Please show me this option in nethserver-nextcloud, nethsever-mattermost, nethserver-collabora to name a few.

Do not disagree (back in the day implemented this in SOGo too) however historically NS was designed to use one default certifcate. Which makes it unattractive to poke around in the modules relying on this.

Thats why I think this will not materialize and if one is in need of it : make a custom setup…

It is rediculous. The GUI is inconsistent in itsself. NO ONE would expect that it is possible to create multiple certificates but deliberatly only ONE gets renewed. It is totally broken and the exactly this type of design which make people throw away a software, because it fells totally buggy.

Please think again: There is no harm using certbot, it is even simpler than the current script. See it as a maintance to simlity code and in addition you get more consistency in beahaviour or more usability.

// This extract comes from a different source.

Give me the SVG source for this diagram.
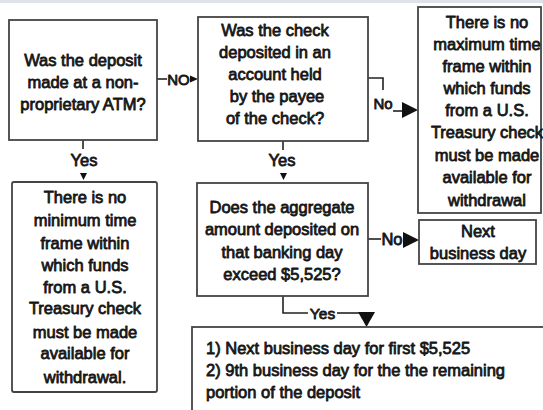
<svg xmlns="http://www.w3.org/2000/svg" width="543" height="410" viewBox="0 0 543 410">
<defs>
<style>
.box{fill:#ffffff;stroke:#444444;stroke-width:1.8}
.t{font-family:"Liberation Sans",Arial,sans-serif;font-size:16.5px;fill:#161616;stroke:#161616;stroke-width:0.8;stroke-linejoin:round;text-anchor:middle}
.tl{text-anchor:start}
.c{fill:none;stroke:#222222;stroke-width:1.6}
.ah{fill:#111111}
</style>
</defs>
<rect x="0" y="0" width="543" height="410" fill="#ffffff"/>
<rect x="0" y="0" width="543" height="3" fill="#dfe3e8"/>

<g id="connectors">
  <line class="c" x1="157" y1="79" x2="167" y2="79"/>
  <text class="t" x="178.5" y="85" style="font-size:15px">NO</text>
  <polygon class="ah" points="190,75.5 198,79 190,82.5"/>
  <polyline class="c" points="368,78 383,78 383,90"/>
  <text class="t" x="383" y="109" style="font-size:15px">No</text>
  <line class="c" x1="393" y1="111" x2="403" y2="111"/>
  <polygon class="ah" points="402,102 418,110 402,118"/>
  <line class="c" x1="83" y1="140" x2="83" y2="149"/>
  <text class="t" x="84" y="166">Yes</text>
  <polygon class="ah" points="80,173 87,173 83.5,180"/>
  <line class="c" x1="283" y1="141" x2="283" y2="150"/>
  <text class="t" x="282" y="166">Yes</text>
  <polygon class="ah" points="280,173 287,173 283.5,180"/>
  <line class="c" x1="368" y1="239" x2="381" y2="239"/>
  <text class="t" x="392" y="245">No</text>
  <polygon class="ah" points="403,232 419,240 403,248"/>
  <polyline class="c" points="283,296 283,313 308,313"/>
  <text class="t" x="322.5" y="318.5" style="font-size:15.5px">Yes</text>
  <line class="c" x1="337" y1="313" x2="360" y2="313"/>
  <polygon class="ah" points="358,312 375,312 366.5,327"/>
</g>

<g id="n1">
  <rect class="box" x="9" y="20" width="148" height="120"/>
  <text class="t" x="83" y="66">Was the deposit</text>
  <text class="t" x="83" y="88">made at a non-</text>
  <text class="t" x="83" y="110">proprietary ATM?</text>
</g>

<g id="n2">
  <rect class="box" x="198" y="17" width="170" height="124"/>
  <text class="t" x="275" y="36">Was the check</text>
  <text class="t" x="275" y="58">deposited in an</text>
  <text class="t" x="275" y="80">account held</text>
  <text class="t" x="277" y="102">by the payee</text>
  <text class="t" x="275" y="124">of the check?</text>
</g>

<g id="n3">
  <rect class="box" x="418" y="7" width="123" height="206"/>
  <text class="t" x="487" y="28">There is no</text>
  <text class="t" x="487" y="50">maximum time</text>
  <text class="t" x="487" y="72">frame within</text>
  <text class="t" x="487" y="94">which funds</text>
  <text class="t" x="487" y="116">from a U.S.</text>
  <text class="t" x="487" y="138">Treasury check</text>
  <text class="t" x="487" y="161">must be made</text>
  <text class="t" x="487" y="183">available for</text>
  <text class="t" x="487" y="206">withdrawal</text>
</g>

<g id="n4">
  <rect class="box" x="12" y="182" width="145" height="210" rx="2"/>
  <text class="t" x="85" y="203">There is no</text>
  <text class="t" x="85" y="226">minimum time</text>
  <text class="t" x="85" y="249">frame within</text>
  <text class="t" x="85" y="271">which funds</text>
  <text class="t" x="85" y="293">from a U.S.</text>
  <text class="t" x="85" y="314">Treasury check</text>
  <text class="t" x="85" y="338">must be made</text>
  <text class="t" x="85" y="359">available for</text>
  <text class="t" x="85" y="383">withdrawal.</text>
</g>

<g id="n5">
  <rect class="box" x="197" y="183" width="171" height="113"/>
  <text class="t" x="282" y="213">Does the aggregate</text>
  <text class="t" x="282" y="235">amount deposited on</text>
  <text class="t" x="282" y="258">that banking day</text>
  <text class="t" x="282" y="280">exceed $5,525?</text>
</g>

<g id="n6">
  <rect class="box" x="419" y="220" width="117" height="44"/>
  <text class="t" x="478" y="237">Next</text>
  <text class="t" x="478" y="259">business day</text>
</g>

<g id="n7">
  <rect class="box" x="192" y="327" width="360" height="100"/>
  <text class="t tl" x="206" y="354">1) Next business day for first $5,525</text>
  <text class="t tl" x="206" y="376">2) 9th business day for the the remaining</text>
  <text class="t tl" x="206" y="398">portion of the deposit</text>
</g>
</svg>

I don’t think it is valid argument to NOT fix a bug (or totally broken behaviour) just because there are other missing features, like selection of the cert for all applications. Just fix that, which fixes apache completly which a already a big step forward.

Also I think it would be a good thing, when NS would show ALL virtual hosts in the apache GUI, including the generated ones for applications. If this would be realized you would get the possibility to select the cert per application for free.

Well maybe I’m overseeing something here,
How can I request multiple Let’s Encrypt certificate’s in the UI ? (talking about cockpit here).

Request one, get it issued, then request another one with a different set of FQDNs.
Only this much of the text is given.